Tekil Mesaj gösterimi
Alt 03-02-2007, 12:42   #3
imparator
Guest
 
imparator - ait Kullanıcı Resmi (Avatar)
 

Özellikle bazı siyasi kişilerce, bilerek veya bilmeyerek, ortaya konulan ve bilimsel bir tutarlılıktan yoksun gerekçeler ve çözüm önerileri toplumsal enerjimizin israf edilmesine yol açmış ve gerçekçi çözümlerin uygulanmasını geciktirmiştir. Ancak son yıllarda kamu oyunda hakim olmaya başlamış bulunan genel görüş enflasyonun temelinde yüksek kamu açıklarının yattığıdır.
Türkiye'de enflasyonun temelinde ve dolayısıyla de istikrarsızlığın temelinde yatan üç unsur bulunmaktadır. Bunların birincisi milli gelirimize göre yüksek seviyede süren kamu açıklarıdır. Kamu açıkları geçtiğimiz yıllar içerisinde sürekli bir şekilde yükselmiş bulunmaktadır. Bütçe bazında bakıldığında, milli gelire kıyasla gelirler artmış ancak giderler daha da fazla artmıştır. Enflasyonun temelinde yatan ikinci unsur, Türkiye'deki kanunlar ve uygulamalar gözönüne alındığında, kamu açıklarının kolaylıkla para basılarak finanse edilebilmesidir. Geçtiğimiz yılların tecrübelerinin açıkça gösterdiği gibi kamu açıklarının para basılarak finanse edilebilmesine olanak sağlayan mevzuat ve zihniyetin mevcudiyeti, kamu yönetiminin mevzuatın verdiği bu imkanı kullanmaktan kaçındığı dönemlerde dahi, enflasyonun düşürülmesine mani teşkil etmiştir. Kamu açıklarının para basılmadan finanse edildiği dönemlerde dahi para basılmasına olanak sağlayan mevzuatın varlığı enflasyonist beklentilerin kırılmasını önlemiş ve enflasyon indirilememiştir. (1993 ve 94 yıllarında yaşanan ekonomik kriz kamu açıklarının para basılmadan finanse edildiği dönemlerde dahi "bugün basmasalar da yarın basabilirler" düşüncesiyle enflasyonist beklentilerini değiştirmeyen ekonomik birimlerin haklılığını ortaya koymuştur). Son olarak, enflasyonun ve dolayısıyla istikrarsızlığın temelinde yatan üçüncü unsur da ülkemizdeki finansal sistemin boyutlarının, milli gelirimize kıyasla, küçük olmasıdır. 1987-1994 yılları arasında bütçenin finansmanı için gerekli tutarın aynı yıl içerisinde para arzındaki artışa oranı yüzde 25 ile yüzde 50 arasında değişmiştir. Bir diğer ifade ile bütçenin finansmanı için gerekli kaynak tutarı bankacılık sisteminin, aynı yıl içerisinde, yarattığı yeni finansal kaynakların 1987'de yüzde 25'inden 1993'te yüzde 50'sine yükselmiştir. Bu çok yüksek bir orandır ve finansal sistemin boyutlarının yetersizliğini ortaya koymaktadır.

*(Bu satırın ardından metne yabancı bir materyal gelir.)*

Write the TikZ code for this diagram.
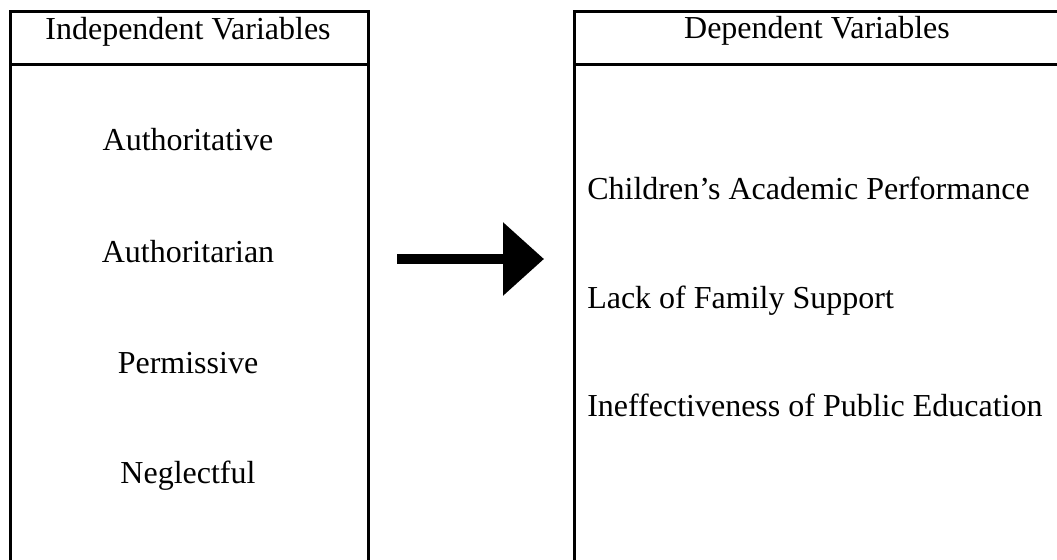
\documentclass[tikz,border=0pt]{standalone}
\usepackage{fontspec}
\setmainfont{Liberation Serif}
\usetikzlibrary{arrows.meta}
\begin{document}
\begin{tikzpicture}[x=0.75pt,y=-0.75pt,
  box/.style={draw=black, line width=2.25pt, rectangle, inner sep=0pt, anchor=north west},
  label/.style={inner sep=0pt, font=\fontsize{24}{28}\selectfont},
  bigarrow/.style={line width=7.5pt, -{Triangle[length=30.75pt, width=53.25pt]}}]
\clip (0,0) rectangle (1057,560);
\fill[white] (0,0) rectangle (1057,560);
% boxes
\node[box, minimum width=268.5pt, minimum height=450pt] (lbox) at (9,10) {};
\node[box, minimum width=365pt, minimum height=450pt] (rbox) at (573,10) {};
\draw[line width=2.25pt] (lbox.west |- 0,65) -- (lbox.east |- 0,65);
\draw[line width=2.25pt] (rbox.west |- 0,65) -- (rbox.east |- 0,65);
% headers
\node[label, anchor=base] (lhead) at (188,40) {Independent Variables};
\node[label, anchor=base] (rhead) at (817,39) {Dependent Variables};
% independent items
\node[label, anchor=base] (i1) at (188,151) {Authoritative};
\node[label, anchor=base] (i2) at (188,262) {Authoritarian};
\node[label, anchor=base] (i3) at (188,373) {Permissive};
\node[label, anchor=base] (i4) at (188,483) {Neglectful};
% dependent items
\node[label, anchor=base west] (d1) at (587,199) {Children’s Academic Performance};
\node[label, anchor=base west] (d2) at (587,308) {Lack of Family Support};
\node[label, anchor=base west] (d3) at (587,416) {Ineffectiveness of Public Education};
% arrow
\coordinate (astart) at (397,259);
\coordinate (aend) at (544,259);
\draw[bigarrow] (astart) -- (aend);
\end{tikzpicture}
\end{document}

Özetlemek gerekirse, Türkiye'de enflasyonun temelinde yüksek kamu açıkları, bu açıkların kolaylıkla parasallaştırılmasına olanak veren hukuki düzen ve zihniyet ve bu parasallaşma sürecinin göreli olarak küçük bir finansal sistem altında gerçekleşmesi yatmaktadır.